- Work required:
Look through the data below. Collect every line where the word "this" occurs.

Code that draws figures
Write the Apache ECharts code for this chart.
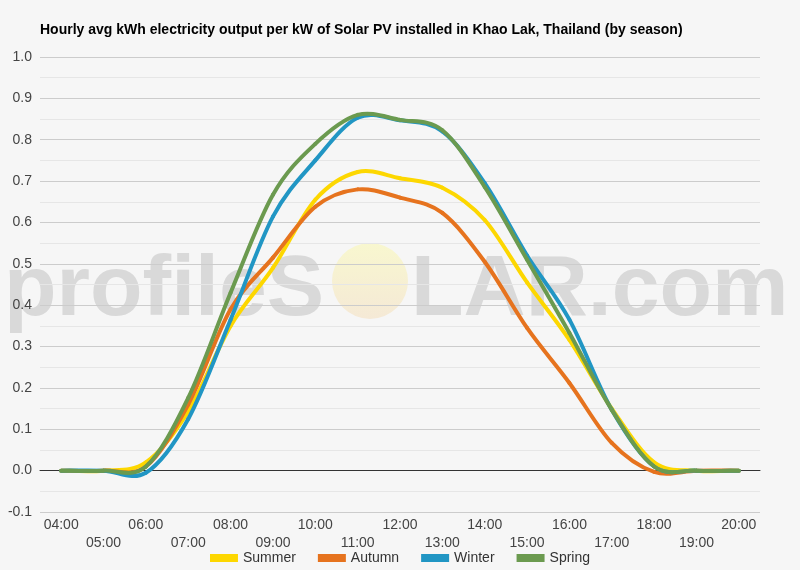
<!DOCTYPE html>
<html>
<head>
<meta charset="utf-8">
<script src="https://cdn.jsdelivr.net/npm/echarts@6/dist/echarts.min.js"></script>
<style>
html,body{margin:0;padding:0;background:#f6f6f6;}
#chart{width:800px;height:570px;}
</style>
</head>
<body>
<div id="chart"></div>
<script>
var hours = ['04:00','05:00','06:00','07:00','08:00','09:00','10:00','11:00','12:00','13:00','14:00','15:00','16:00','17:00','18:00','19:00','20:00'];
var summer = [0.0, 0.0, 0.02, 0.143, 0.35, 0.49, 0.655, 0.722, 0.707, 0.684, 0.606, 0.455, 0.316, 0.15, 0.02, 0.0, 0.0];
var autumn = [0.0, 0.0, 0.01, 0.16, 0.39, 0.515, 0.638, 0.68, 0.66, 0.623, 0.505, 0.345, 0.212, 0.067, -0.003, 0.0, 0.0];
var winter = [0.0, 0.0, -0.005, 0.125, 0.365, 0.614, 0.75, 0.853, 0.847, 0.82, 0.695, 0.52, 0.365, 0.147, 0.01, 0.0, 0.0];
var spring = [0.0, 0.0, 0.01, 0.176, 0.43, 0.667, 0.79, 0.86, 0.848, 0.823, 0.686, 0.51, 0.333, 0.147, 0.01, 0.0, 0.0];
var yTicks = { min: -0.1, max: 1.0, step: 0.1 };
var colors = { Summer: '#fdd700', Autumn: '#e6731e', Winter: '#2196c4', Spring: '#6b9a4f' };

var chart = echarts.init(document.getElementById('chart'), null, { renderer: 'canvas' });

// Smooth curve through the data points (Catmull-Rom style), positioned via the axes' own scales (api.coord)
function mkSeries(name, values) {
  var color = colors[name];
  return {
    name: name,
    type: 'custom',
    xAxisIndex: 0,
    yAxisIndex: 0,
    data: values.map(function (v, i) { return [i, v]; }),
    encode: { x: 0, y: 1 },
    itemStyle: { color: color },
    z: 3,
    renderItem: function (params, api) {
      if (params.dataIndex !== 0) { return null; }
      var pts = values.map(function (v, i) { return api.coord([i, v]); });
      var n = pts.length;
      var children = [];
      for (var i = 0; i < n - 1; i++) {
        var p0 = pts[Math.max(i - 1, 0)], p1 = pts[i], p2 = pts[i + 1], p3 = pts[Math.min(i + 2, n - 1)];
        children.push({
          type: 'bezierCurve',
          shape: {
            x1: p1[0], y1: p1[1],
            x2: p2[0], y2: p2[1],
            cpx1: p1[0] + (p2[0] - p0[0]) / 6, cpy1: p1[1] + (p2[1] - p0[1]) / 6,
            cpx2: p2[0] - (p3[0] - p1[0]) / 6, cpy2: p2[1] - (p3[1] - p1[1]) / 6
          },
          style: { stroke: color, lineWidth: 4, fill: null, lineCap: 'round', lineJoin: 'round' }
        });
      }
      return { type: 'group', children: children };
    }
  };
}

var font = 'Liberation Sans, Arial, sans-serif';
var option = {
  backgroundColor: '#f6f6f6',
  animation: false,
  title: {
    text: 'Hourly avg kWh electricity output per kW of Solar PV installed in Khao Lak, Thailand (by season)',
    left: 35,
    top: 18,
    textStyle: { fontFamily: font, fontSize: 14, fontWeight: 'bold', color: '#000' }
  },
  graphic: [
    {
      type: 'text', left: 4, top: 248, z: -10, silent: true,
      style: { text: 'profileS', fill: '#d9d9d9', font: 'bold 86px "Liberation Sans", Arial, sans-serif' }
    },
    {
      type: 'circle', z: -10, silent: true,
      shape: { cx: 370, cy: 281, r: 38 },
      style: {
        fill: new echarts.graphic.LinearGradient(0, 0, 0, 1, [
          { offset: 0, color: '#f8f7cf' },
          { offset: 1, color: '#f5e9d6' }
        ])
      }
    },
    {
      type: 'text', left: 411, top: 248, z: -10, silent: true,
      style: { text: 'LAR.com', fill: '#d9d9d9', font: 'bold 86px "Liberation Sans", Arial, sans-serif' }
    }
  ],
  legend: {
    bottom: 5,
    left: 'center',
    padding: 0,
    itemWidth: 28,
    itemHeight: 8,
    itemGap: 22,
    icon: 'rect',
    textStyle: { fontFamily: font, fontSize: 14, color: '#333' },
    data: ['Summer', 'Autumn', 'Winter', 'Spring']
  },
  grid: { left: 40, right: 40, top: 57, bottom: 58, containLabel: false },
  xAxis: [
    {
      type: 'category',
      data: hours,
      boundaryGap: true,
      axisLine: { show: false, onZero: false },
      axisTick: { show: false },
      splitLine: { show: false },
      axisLabel: {
        interval: 0,
        margin: 4,
        fontFamily: font,
        fontSize: 14,
        color: '#444',
        lineHeight: 18,
        formatter: function (v, i) { return (i % 2 === 1) ? '\n' + v : v; }
      }
    },
    {
      type: 'category',
      data: hours,
      position: 'top',
      boundaryGap: true,
      axisLine: { show: true, onZero: true, lineStyle: { color: '#333', width: 1 } },
      axisTick: { show: false },
      axisLabel: { show: false },
      splitLine: { show: false }
    }
  ],
  yAxis: {
    type: 'value',
    min: yTicks.min,
    max: yTicks.max,
    interval: yTicks.step,
    axisLine: { show: false },
    axisTick: { show: false },
    axisLabel: {
      margin: 8,
      fontFamily: font,
      fontSize: 14,
      color: '#444',
      formatter: function (v) { return v.toFixed(1); }
    },
    splitLine: { show: true, lineStyle: { color: '#cccccc', width: 1 } },
    minorTick: { show: false, splitNumber: 2 },
    minorSplitLine: { show: true, lineStyle: { color: '#e6e6e6', width: 1 } }
  },
  series: [
    mkSeries('Summer', summer),
    mkSeries('Autumn', autumn),
    mkSeries('Winter', winter),
    mkSeries('Spring', spring)
  ]
};
chart.setOption(option);
</script>
</body>
</html>
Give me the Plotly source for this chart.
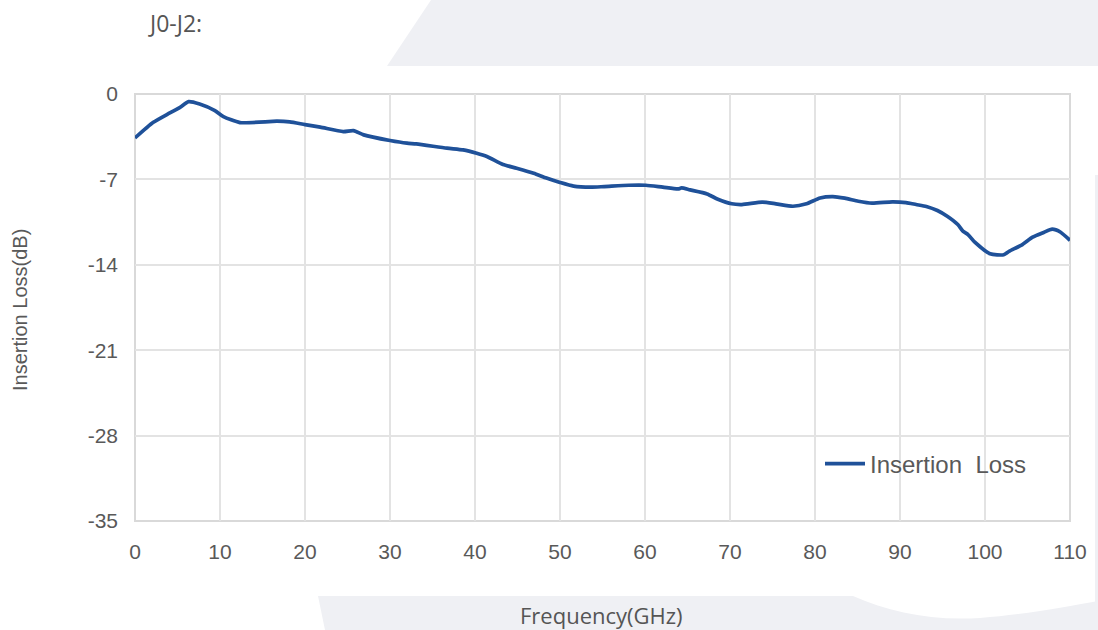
import plotly.graph_objects as go

freq_ghz = [0, 2.16, 4.1, 5.3, 6.3, 7.6, 9.4, 10.4, 12.35, 16.7, 18.2, 20, 21.8, 24.5, 25.7,
            26.9, 30, 32, 33.1, 36.7, 38.6, 40.2, 41.4, 43.3, 44.9, 46.9, 48.4, 50, 51.6,
            53.6, 55.2, 58.1, 60.1, 62.1, 63.9, 64.3, 65.3, 67.3, 68.5, 70.2, 71.4, 73.8,
            75.4, 77.4, 79.0, 80.6, 82.1, 83.5, 85.1, 86.7, 89.1, 90.7, 91.9, 93.1, 94.4,
            95.6, 96.8, 97.4, 98.0, 98.8, 100.6, 102.2, 102.8, 104.4, 105.6, 106.9, 107.9,
            108.9, 110]
insertion_loss_db = [-3.6, -2.32, -1.55, -1.09, -0.63, -0.82, -1.36, -1.85, -2.34, -2.23, -2.29,
                     -2.51, -2.72, -3.08, -3.0, -3.35, -3.81, -4.03, -4.09, -4.44, -4.58, -4.85,
                     -5.12, -5.78, -6.08, -6.49, -6.89, -7.25, -7.55, -7.64, -7.59, -7.48, -7.48,
                     -7.64, -7.78, -7.7, -7.86, -8.19, -8.6, -9.0, -9.06, -8.87, -9.0, -9.2, -9.0,
                     -8.52, -8.41, -8.54, -8.79, -8.95, -8.84, -8.9, -9.06, -9.22, -9.55, -10.04,
                     -10.7, -11.24, -11.52, -12.15, -13.1, -13.18, -12.91, -12.34, -11.74, -11.35,
                     -11.08, -11.33, -12.0]
x_ticks = [0, 10, 20, 30, 40, 50, 60, 70, 80, 90, 100, 110]
y_ticks = [0, -7, -14, -21, -28, -35]

W, H = 1098, 630
L, R, T, B = 135, 28, 94, 109
pw, ph = W - L - R, H - T - B

def px(x):
    return (x - L) / pw

def py(y):
    return (H - B - y) / ph

GREY = "#eff0f4"
fig = go.Figure()
fig.add_trace(go.Scatter(
    x=freq_ghz, y=insertion_loss_db, mode="lines", name="Insertion  Loss",
    line=dict(color="#1f5199", width=3.7, shape="spline", smoothing=0.6),
))

shapes = [
    dict(type="path", xref="paper", yref="paper", layer="below",
         path=f"M {px(431)} {py(0)} L {px(1098)} {py(0)} L {px(1098)} {py(66)} L {px(387)} {py(66)} Z",
         fillcolor=GREY, line=dict(width=0)),
    dict(type="path", xref="paper", yref="paper", layer="below",
         path=(f"M {px(318)} {py(596)} L {px(853)} {py(596)} "
               f"C {px(890)} {py(612)}, {px(930)} {py(621)}, {px(980)} {py(618)} "
               f"C {px(1030)} {py(614)}, {px(1070)} {py(606)}, {px(1098)} {py(601)} "
               f"L {px(1098)} {py(630)} L {px(325)} {py(630)} Z"),
         fillcolor=GREY, line=dict(width=0)),
    dict(type="rect", xref="paper", yref="paper", layer="below",
         x0=px(1095), x1=px(1098), y0=py(175), y1=py(630),
         fillcolor=GREY, line=dict(width=0)),
    dict(type="rect", xref="paper", yref="paper", layer="below",
         x0=0, x1=1, y0=0, y1=1, fillcolor="white",
         line=dict(color="#d9d9d9", width=2)),
]

annotations = [
    dict(text="J0-J2:", xref="paper", yref="paper", x=px(146), y=py(23),
         xanchor="left", yanchor="middle", showarrow=False,
         font=dict(family="Open Sans", size=23, color="#555555")),
    dict(text="Frequency(GHz)", xref="paper", yref="paper", x=px(601), y=py(615),
         xanchor="center", yanchor="middle", showarrow=False,
         font=dict(family="Open Sans", size=22, color="#555555")),
    dict(text="Insertion Loss(dB)", xref="paper", yref="paper", x=px(20), y=py(310),
         xanchor="center", yanchor="middle", showarrow=False, textangle=-90,
         font=dict(family="Liberation Sans", size=20, color="#595959")),
]

fig.update_layout(
    width=W, height=H,
    margin=dict(l=L, r=R, t=T, b=B, pad=0),
    paper_bgcolor="white", plot_bgcolor="rgba(0,0,0,0)",
    shapes=shapes, annotations=annotations,
    showlegend=True,
    legend=dict(x=px(820), y=py(464), xanchor="left", yanchor="middle",
                bgcolor="rgba(0,0,0,0)", font=dict(family="Liberation Sans", size=24, color="#595959"),
                itemwidth=40),
    font=dict(family="Liberation Sans", color="#595959"),
)
fig.update_xaxes(range=[0, 110], tickvals=x_ticks, ticktext=[str(v) for v in x_ticks],
                 showgrid=True, gridcolor="#e3e3e3", gridwidth=1.5, zeroline=False,
                 showline=False, ticks="", ticklabelstandoff=16,
                 tickfont=dict(family="Liberation Sans", size=21, color="#595959"))
fig.update_yaxes(range=[-35, 0], tickvals=y_ticks, ticktext=[str(v) for v in y_ticks],
                 showgrid=True, gridcolor="#e3e3e3", gridwidth=1.5, zeroline=False,
                 showline=False, ticks="", ticklabelstandoff=16,
                 tickfont=dict(family="Liberation Sans", size=21, color="#595959"))

fig.write_html("out.html", config={"displayModeBar": False},
               post_script="document.body.style.margin='0';document.body.style.overflow='hidden';")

- Task result:
Write the Apache ECharts code for this chart.
Give me the Plotly source for this chart.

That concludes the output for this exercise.